By the end of 2021, before the recent cattle stations were acquired, the tenure program had already established 209 protected areas across 8.2% of all of the land space in Queensland (4.5 million hectares.) That’s about the size of Massachusetts and New Jersey together, or for Europeans, about Sicily, Belgium, and Crete combined.
It involved the transfer of control of 22 existing national parks to Aboriginal land holding entities, and managers of the program expect the 11 national parks on Cape York Peninsula which haven’t been, to be transferred over before long.

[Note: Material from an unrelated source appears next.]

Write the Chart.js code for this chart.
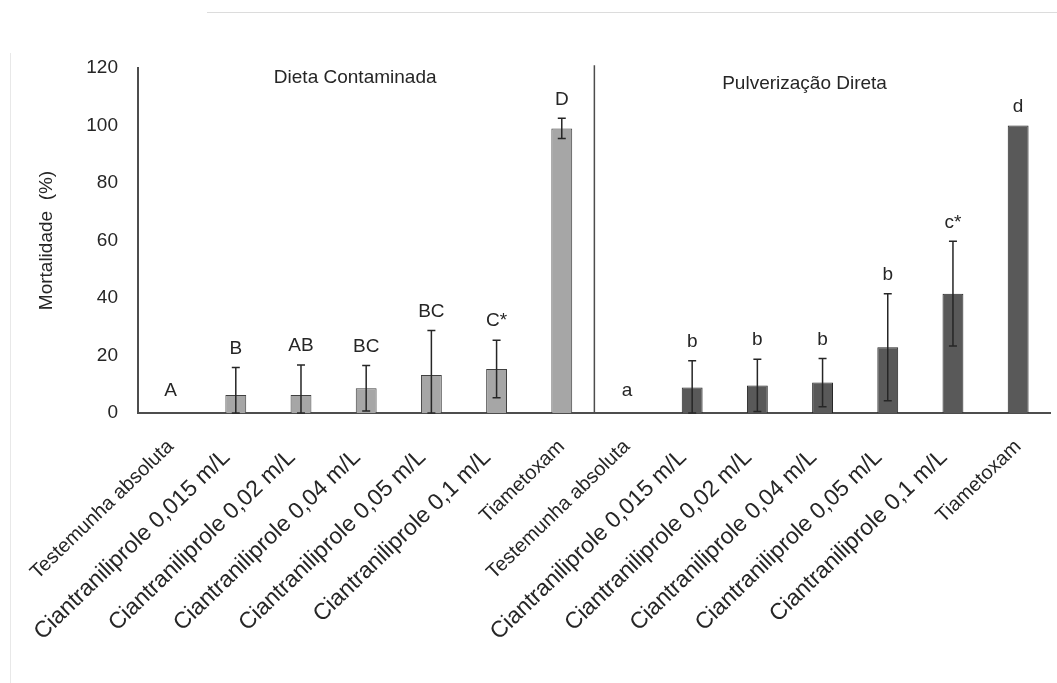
<!DOCTYPE html>
<html>
<head>
<meta charset="utf-8">
<script src="https://cdn.jsdelivr.net/npm/chart.js@4.4.0/dist/chart.umd.min.js"></script>
<style>
html, body { margin: 0; padding: 0; background: #fff; }
#wrap { position: relative; width: 1057px; height: 683px; overflow: hidden; }
#topLine { position: absolute; left: 207px; top: 12px; width: 850px; height: 1px; background: #dcdcdc; }
#leftLine { position: absolute; left: 10px; top: 53px; width: 1px; height: 630px; background: #e8e8e8; }
canvas { position: absolute; left: 0; top: 0; }
</style>
</head>
<body>
<div id="wrap">
  <div id="topLine"></div>
  <div id="leftLine"></div>
  <canvas id="chart" width="1057" height="683"></canvas>
</div>
<script>
// treatments (same list for both application methods)
const treatments = [
    'Testemunha absoluta',
    'Ciantraniliprole 0,015 m/L',
    'Ciantraniliprole 0,02 m/L',
    'Ciantraniliprole 0,04 m/L',
    'Ciantraniliprole 0,05 m/L',
    'Ciantraniliprole 0,1 m/L',
    'Tiametoxam'
];
const groupNames = ['Dieta Contaminada', 'Pulverização Direta'];

// mortality (%) and error
const dietaValues = [0, 6.3, 6.3, 8.6, 13.2, 15.3, 99.0];
const dietaErrors = [0, 9.5, 10.4, 7.9, 15.5, 10.0, 3.5];
const dietaLetters = ['A', 'B', 'AB', 'BC', 'BC', 'C*', 'D'];

const pulvValues = [0, 8.9, 9.6, 10.6, 22.9, 41.5, 100];
const pulvErrors = [0, 9.3, 9.1, 8.4, 18.6, 18.2, 0];
const pulvLetters = ['a', 'b', 'b', 'b', 'b', 'c*', 'd'];

const yTicks = [0, 20, 40, 60, 80, 100, 120];

const labels = treatments.concat(treatments);
const values = dietaValues.concat(pulvValues);
const errors = dietaErrors.concat(pulvErrors);
const letters = dietaLetters.concat(pulvLetters);

const fontFamily = '"Liberation Sans", Arial, sans-serif';
const textColor = '#262626';

const fillColors = labels.map((l, i) => i < treatments.length ? '#a6a6a6' : '#595959');
const edgeColors = labels.map((l, i) => i < treatments.length ? '#404040' : '#262626');

function isLong(name) {
    return name.startsWith('Cian');
}

// error bars, letters, divider and group titles
const annotatePlugin = {
    id: 'annotate',
    afterDatasetsDraw(chart) {
        const ctx = chart.ctx;
        const xs = chart.scales.x;
        const ys = chart.scales.y;
        ctx.save();

        // divider between the two groups
        const divX = (xs.getPixelForValue(treatments.length - 1) + xs.getPixelForValue(treatments.length)) / 2;
        ctx.strokeStyle = '#4d4d4d';
        ctx.lineWidth = 1.5;
        ctx.beginPath();
        ctx.moveTo(divX, ys.getPixelForValue(121));
        ctx.lineTo(divX, ys.bottom);
        ctx.stroke();

        ctx.strokeStyle = '#262626';
        ctx.lineWidth = 1.5;
        ctx.fillStyle = textColor;
        ctx.font = '19px ' + fontFamily;
        ctx.textAlign = 'center';
        ctx.textBaseline = 'middle';
        const cap = 4;
        values.forEach((v, i) => {
            const e = errors[i];
            const px = xs.getPixelForValue(i);
            const top = ys.getPixelForValue(v + e);
            if (e > 0) {
                const bottom = ys.getPixelForValue(Math.max(v - e, 0));
                ctx.beginPath();
                ctx.moveTo(px, top);
                ctx.lineTo(px, bottom);
                ctx.moveTo(px - cap, top);
                ctx.lineTo(px + cap, top);
                ctx.moveTo(px - cap, bottom);
                ctx.lineTo(px + cap, bottom);
                ctx.stroke();
            }
            const offset = v === 0 ? 22 : 19;
            ctx.fillText(letters[i], px, top - offset);
        });

        // group titles
        ctx.font = '19px ' + fontFamily;
        ctx.fillText(groupNames[0], xs.getPixelForValue(3) - 11, 78);
        ctx.fillText(groupNames[1], xs.getPixelForValue(10) - 18, 84);
        ctx.restore();
    }
};

const config = {
    type: 'bar',
    data: {
        labels: labels,
        datasets: [{
            label: 'Mortalidade',
            data: values,
            backgroundColor: fillColors,
            borderColor: edgeColors,
            borderWidth: 1,
            borderSkipped: 'bottom',
            barPercentage: 0.32,
            categoryPercentage: 1.0
        }]
    },
    options: {
        responsive: false,
        animation: false,
        layout: { padding: { left: 31, right: 5, top: 68, bottom: 0 } },
        plugins: {
            legend: { display: false },
            tooltip: { enabled: false }
        },
        scales: {
            x: {
                offset: true,
                grid: { display: false, drawTicks: false },
                border: { display: true, color: '#4d4d4d', width: 2 },
                ticks: {
                    autoSkip: false,
                    minRotation: 44,
                    maxRotation: 44,
                    padding: 22,
                    color: textColor,
                    // the long labels sit a little lower in the original
                    callback: (value, index) => isLong(labels[index]) ? labels[index] + '  ' : labels[index],
                    font: (c) => {
                        const name = labels[c.index] || '';
                        return { family: fontFamily, size: isLong(name) ? 23 : 20 };
                    }
                },
                afterFit: (scale) => { scale.height = 270; }
            },
            y: {
                min: 0,
                max: 120,
                afterBuildTicks: (scale) => { scale.ticks = yTicks.map(v => ({ value: v })); },
                grid: { display: false, drawTicks: false },
                border: { display: true, color: '#4d4d4d', width: 2 },
                ticks: {
                    padding: 20,
                    color: textColor,
                    font: { family: fontFamily, size: 19 }
                },
                title: {
                    display: true,
                    text: 'Mortalidade  (%)',
                    color: textColor,
                    font: { family: fontFamily, size: 19 },
                    padding: { top: 4, bottom: 4 }
                },
                afterFit: (scale) => { scale.width = 107; }
            }
        }
    },
    plugins: [annotatePlugin]
};

const ctx = document.getElementById('chart').getContext('2d');
const mortalityChart = new Chart(ctx, config);
</script>
</body>
</html>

“Granting Aboriginal land and agreeing to the co-operative management of the national park is a positive step towards reconciliation by recognizing past Indigenous connection to the land,” said former-Minister for Natural Resources, Craig Wallace, after the first titles were given in 2008.
These protected areas are called National Park (Cape York Peninsula Aboriginal Land) or “CYPAL”. A CYPAL gives a “Freehold” title to the land. Normal Freehold Land means absolute ownership to do whatever the Aboriginal community pleases with it, but a Freehold title under CYPAL ensures the land remains managed as a national park.
Park management responsibilities will be negotiated between the department and the Traditional Owners (represented by a land trust) but will vary from park to park. Traditional Owners will be involved at every stage of management and obtain all the financial benefits that come from managing the land, whether that’s ecotourism, ranger employment, or any other kind of arrangement.
A stronghold for biodiversity
CYPALs make up some of the most biodiverse areas on the continent. Among these is the Daintree Rainforest, the oldest surviving rainforest on Earth. It contains 30% of the frog, reptile and marsupial species in Australia, and 90% her bat and butterfly species.
It also includes pine tree species that evolved in the Jurassic period, and ferns like Marattiaceae which evolved after the Devonian extinction, and Osmundaceae which predates the dinosaurs by an era; both of which are the only remaining families of the orders they belong to.
The geologic history is old, and part of Australia’s Great Dividing Range reaches up into the peninsula. Sandstone, limestone, schist, and dolomite coupled with the mountain range’s age means that erosion has dramatically shaped the landscape, creating features like Barron Gorge, Blencoe Gorge and Girringun, two areas within the Wet Tropics of Australia UNESCO World Heritage Site, and which are studded with dramatic waterfalls.
The range, which is not a continual range and actually a series of cordilleras, or broken up smaller ranges, also contains Wooroonooran, the highest mountain in Queensland, and an important bird area as designated by BirdLife International.
Wooroonooran contains a large population of the endangered southern cassowary, as well as prime habitat for most of the endemic bird species of the peninsula.